Como são bons nesta altura do ano os frutos secos, em que as nozes já tiveram tempo de maturar e ainda não começaram a degradar-se, em que os dias são mais pequenos, antecipando passas! E o acompanhar o bolo de noz com porto, literalmente ensopando-o com porto, mais uma extravagância: pequenas fatias de queijo velho, também dum amigo meu.
Pus-me a folhear revistas e a procurar notas de prova antigas sobre os vinhos da minha amiga, depois disso. Um rebusco no passado. Aqui no meu estúdio do sótão os rebuscos no passado vêm sempre misturados e são um bom exercício de desempoeirar verdades e revisitar momentos.
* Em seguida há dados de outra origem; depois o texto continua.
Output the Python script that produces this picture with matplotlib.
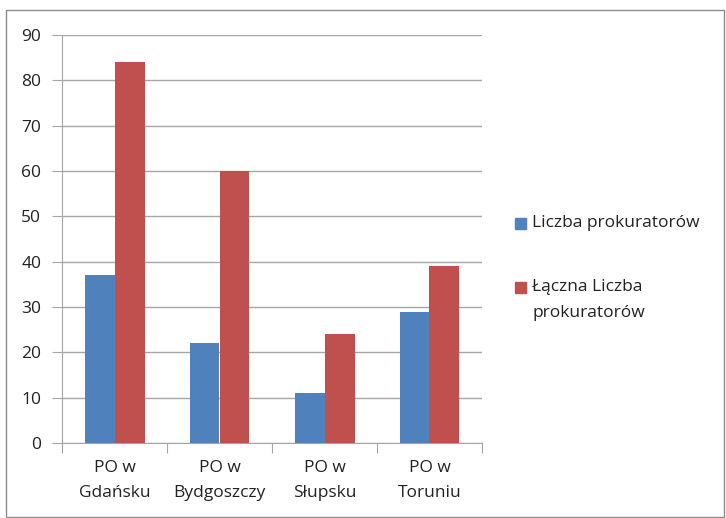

Trouxera para cima o tawny, que não é dela. Fui pensando em como poderia corresponder ao convite do Jorge Marques, em como poderia começar. Da torrente caótica de revirar páginas, de querer achar a justa medida para as palavras sobre os vinhos, dos sons de Bach, do bolo de noz e do queijo velho, do querer escrever algo que convide alguém a beber um tawny ou a abrir uma garrafa de reserva tinto numa tarde de Outono, de tudo isso chegámos aqui, ao momento da realização de teclar um texto. Com a dificuldade de ser justo, de conseguir dar a beber em gramática a vontade de trincar uma fatia de bolo de noz embebido em porto.